Y llegó el fin del verano y me toco irme de Pamplona sin poder verle, sin poder despedirme, sin saber nada de él.
Ese invierno pasó conmigo como alma en pena, sin entender nada, sin levantar cabeza en todo el invierno, llorando y cabreada con todo el mundo porque yo quería estar en Pamplona, con él, y no podía, y el mundo era culpable de todos mis males.
Hasta que a finales de mayo llegó una carta, y era de él, pidiéndome disculpas por su comportamiento y pidiéndome que lo entendiera, pero que tenía 15 años y cualquiera en su situación hubiera hecho lo mismo, el muy ...."chungo". Ah, además me mandaba una foto suya. Para que veáis de todos modos como estaba, me lo tragué todo, acepté sus disculpas y puse su foto en mi habitación. Total, que más daba. Casi con toda probabilidad no volvería a verle nunca. Y de hecho hasta el momento así ha sido.

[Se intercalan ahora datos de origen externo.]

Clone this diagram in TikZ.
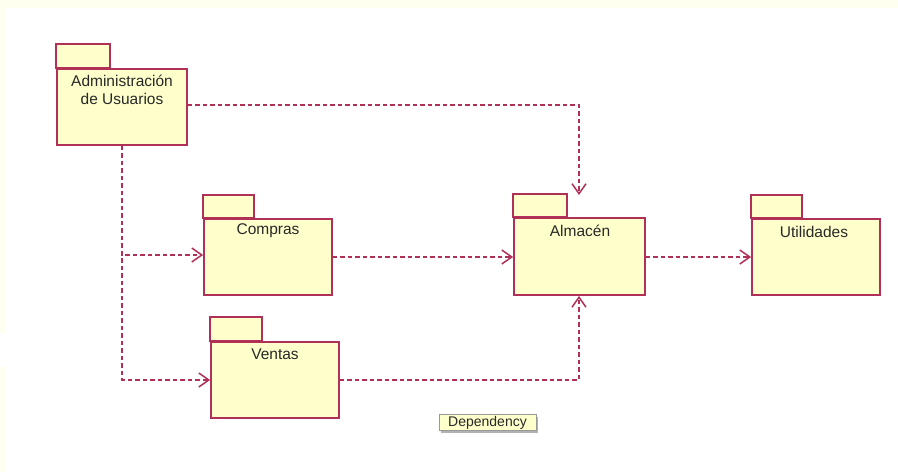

Pero lo más alucinante de toda esta historia fue lo que pasó años 5 años después. Yo ya me había olvidado de todo, estaba feliz y tan tranquila, cuando suena el teléfono.
- Si dígame.
- Hola, ¿qué tal? soy "chungo"
- ¿Quién?
- No te acuerdas de mi, nos conocimos en Pamplona, un verano.
Cara de no poder creérmelo.
- Ah, si. Muy bien. ¿Cómo te va? y ¿donde has conseguido mi teléfono?
Explicaciones aparte y abreviando de repente me suelta.
- Verás es que te llamo porque estoy saliendo con una chica desde hace dos años y quería pedirte consejo.
A estas alturas yo ya estaba tan alucinada que tuve que sentarme.
- Pues tu dirás.
- Mira, es que la chica me dice que me quiere mucho, y estamos muy bien juntos, y yo estoy muy enamorado (y yo pensando, pues mira que bien) y es que no quiere hacer el amor conmigo, (ojoplática y con la boca abierta sigo atentamente escuchando) y estaba pensando que quizá tú podrías ayudarme o al menos decirme qué harías tú si estuvieras en la misma situación o qué crees que puede estar pasando, es que no sé que puedo hacer.
Ni que decir tiene que me quedé muda, y que por supuesto no contesté a su pregunta sino que muy diplomática le despedí colgándole el teléfono.
Nunca más he vuelto a saber de él. Aunque de vez en cuando, sobre todo cuando hablo con alguno de los amigos que ahora tengo de Pamplona, me acuerdo de aquello, por supuesto con una sonrisa, porque pensando en lo mal que lo pasé aquel verano, al final la historia acaba, para él, patéticamente.